┌──

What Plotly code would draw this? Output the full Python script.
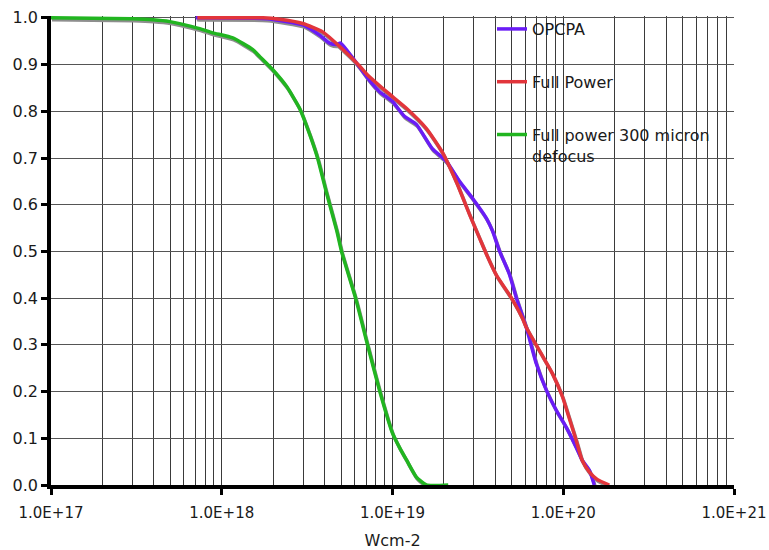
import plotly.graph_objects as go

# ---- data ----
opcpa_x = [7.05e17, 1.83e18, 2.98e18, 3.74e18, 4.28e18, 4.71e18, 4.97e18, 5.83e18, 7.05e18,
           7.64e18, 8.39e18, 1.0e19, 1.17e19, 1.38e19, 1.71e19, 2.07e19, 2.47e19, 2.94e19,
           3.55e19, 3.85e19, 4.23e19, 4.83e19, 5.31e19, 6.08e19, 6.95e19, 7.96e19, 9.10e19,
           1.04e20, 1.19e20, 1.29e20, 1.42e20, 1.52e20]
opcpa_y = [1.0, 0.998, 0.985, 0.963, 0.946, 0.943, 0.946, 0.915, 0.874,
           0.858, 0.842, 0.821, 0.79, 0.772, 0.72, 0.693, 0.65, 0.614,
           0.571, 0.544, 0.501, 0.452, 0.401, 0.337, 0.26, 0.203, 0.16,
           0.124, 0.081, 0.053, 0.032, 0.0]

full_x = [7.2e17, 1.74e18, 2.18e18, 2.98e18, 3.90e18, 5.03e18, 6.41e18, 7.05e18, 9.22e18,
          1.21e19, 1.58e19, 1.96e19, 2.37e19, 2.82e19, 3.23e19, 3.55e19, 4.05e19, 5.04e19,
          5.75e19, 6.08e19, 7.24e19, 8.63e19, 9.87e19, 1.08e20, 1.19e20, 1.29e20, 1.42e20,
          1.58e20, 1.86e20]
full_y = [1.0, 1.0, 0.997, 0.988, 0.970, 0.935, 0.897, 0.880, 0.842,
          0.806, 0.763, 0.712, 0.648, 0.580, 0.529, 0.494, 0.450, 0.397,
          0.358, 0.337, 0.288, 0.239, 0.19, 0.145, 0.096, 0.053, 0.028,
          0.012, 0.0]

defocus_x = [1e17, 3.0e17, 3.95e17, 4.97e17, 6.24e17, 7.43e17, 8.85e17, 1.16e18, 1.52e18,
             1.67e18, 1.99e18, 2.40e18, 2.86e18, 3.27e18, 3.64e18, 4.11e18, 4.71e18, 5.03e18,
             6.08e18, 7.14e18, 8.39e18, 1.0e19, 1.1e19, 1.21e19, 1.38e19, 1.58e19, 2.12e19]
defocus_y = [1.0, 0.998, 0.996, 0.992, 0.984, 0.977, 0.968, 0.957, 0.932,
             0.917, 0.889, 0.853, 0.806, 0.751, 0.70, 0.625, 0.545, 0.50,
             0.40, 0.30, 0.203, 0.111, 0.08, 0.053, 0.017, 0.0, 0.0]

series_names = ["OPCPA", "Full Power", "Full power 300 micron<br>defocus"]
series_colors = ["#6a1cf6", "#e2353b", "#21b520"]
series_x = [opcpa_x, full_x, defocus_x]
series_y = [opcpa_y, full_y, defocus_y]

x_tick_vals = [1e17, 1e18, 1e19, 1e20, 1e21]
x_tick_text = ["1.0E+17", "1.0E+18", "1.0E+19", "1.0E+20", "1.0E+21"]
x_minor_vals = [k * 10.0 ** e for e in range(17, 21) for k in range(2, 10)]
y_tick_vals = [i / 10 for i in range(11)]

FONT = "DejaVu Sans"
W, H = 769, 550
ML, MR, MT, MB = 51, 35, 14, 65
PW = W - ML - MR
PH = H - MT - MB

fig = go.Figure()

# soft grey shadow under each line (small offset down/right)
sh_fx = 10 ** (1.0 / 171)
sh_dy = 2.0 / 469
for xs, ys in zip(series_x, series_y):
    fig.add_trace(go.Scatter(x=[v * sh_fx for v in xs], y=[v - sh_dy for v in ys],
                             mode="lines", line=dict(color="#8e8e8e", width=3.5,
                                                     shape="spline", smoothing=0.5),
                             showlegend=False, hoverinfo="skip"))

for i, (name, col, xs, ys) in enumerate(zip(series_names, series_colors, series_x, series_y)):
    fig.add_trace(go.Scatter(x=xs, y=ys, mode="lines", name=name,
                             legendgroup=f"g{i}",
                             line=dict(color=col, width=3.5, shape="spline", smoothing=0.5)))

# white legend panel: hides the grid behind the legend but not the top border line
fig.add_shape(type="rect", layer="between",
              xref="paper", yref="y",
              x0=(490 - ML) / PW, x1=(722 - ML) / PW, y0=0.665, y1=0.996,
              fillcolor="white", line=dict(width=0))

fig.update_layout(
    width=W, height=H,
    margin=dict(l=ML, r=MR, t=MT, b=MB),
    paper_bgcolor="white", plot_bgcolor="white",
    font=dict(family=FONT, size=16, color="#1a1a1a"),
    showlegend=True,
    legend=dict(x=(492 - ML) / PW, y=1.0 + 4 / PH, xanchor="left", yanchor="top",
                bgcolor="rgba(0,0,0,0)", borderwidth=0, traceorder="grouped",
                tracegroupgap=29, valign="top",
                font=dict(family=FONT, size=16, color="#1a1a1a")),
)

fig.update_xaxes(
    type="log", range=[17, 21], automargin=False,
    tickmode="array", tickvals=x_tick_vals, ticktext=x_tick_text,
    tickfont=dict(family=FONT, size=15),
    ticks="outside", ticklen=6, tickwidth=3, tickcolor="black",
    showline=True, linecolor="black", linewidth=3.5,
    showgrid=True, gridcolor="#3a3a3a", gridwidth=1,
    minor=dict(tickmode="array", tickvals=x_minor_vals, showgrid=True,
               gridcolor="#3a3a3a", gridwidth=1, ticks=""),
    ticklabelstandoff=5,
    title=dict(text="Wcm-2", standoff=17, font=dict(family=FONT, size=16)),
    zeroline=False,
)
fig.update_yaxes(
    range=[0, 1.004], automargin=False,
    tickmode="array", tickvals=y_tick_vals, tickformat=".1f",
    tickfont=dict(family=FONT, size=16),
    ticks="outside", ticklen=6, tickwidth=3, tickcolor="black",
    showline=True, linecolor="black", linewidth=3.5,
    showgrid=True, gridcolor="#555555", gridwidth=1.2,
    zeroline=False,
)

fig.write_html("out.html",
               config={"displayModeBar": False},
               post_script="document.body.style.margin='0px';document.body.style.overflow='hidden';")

└──

__SHORT EXERCISE__:
Exactly reproduce the run of lines from the start of the listing through the line with "0.012, 0.0]", inclusive; pictures are not copied.

__EXPECTED ANSWER__:
What Plotly code would draw this? Output the full Python script.
import plotly.graph_objects as go

# ---- data ----
opcpa_x = [7.05e17, 1.83e18, 2.98e18, 3.74e18, 4.28e18, 4.71e18, 4.97e18, 5.83e18, 7.05e18,
           7.64e18, 8.39e18, 1.0e19, 1.17e19, 1.38e19, 1.71e19, 2.07e19, 2.47e19, 2.94e19,
           3.55e19, 3.85e19, 4.23e19, 4.83e19, 5.31e19, 6.08e19, 6.95e19, 7.96e19, 9.10e19,
           1.04e20, 1.19e20, 1.29e20, 1.42e20, 1.52e20]
opcpa_y = [1.0, 0.998, 0.985, 0.963, 0.946, 0.943, 0.946, 0.915, 0.874,
           0.858, 0.842, 0.821, 0.79, 0.772, 0.72, 0.693, 0.65, 0.614,
           0.571, 0.544, 0.501, 0.452, 0.401, 0.337, 0.26, 0.203, 0.16,
           0.124, 0.081, 0.053, 0.032, 0.0]

full_x = [7.2e17, 1.74e18, 2.18e18, 2.98e18, 3.90e18, 5.03e18, 6.41e18, 7.05e18, 9.22e18,
          1.21e19, 1.58e19, 1.96e19, 2.37e19, 2.82e19, 3.23e19, 3.55e19, 4.05e19, 5.04e19,
          5.75e19, 6.08e19, 7.24e19, 8.63e19, 9.87e19, 1.08e20, 1.19e20, 1.29e20, 1.42e20,
          1.58e20, 1.86e20]
full_y = [1.0, 1.0, 0.997, 0.988, 0.970, 0.935, 0.897, 0.880, 0.842,
          0.806, 0.763, 0.712, 0.648, 0.580, 0.529, 0.494, 0.450, 0.397,
          0.358, 0.337, 0.288, 0.239, 0.19, 0.145, 0.096, 0.053, 0.028,
          0.012, 0.0]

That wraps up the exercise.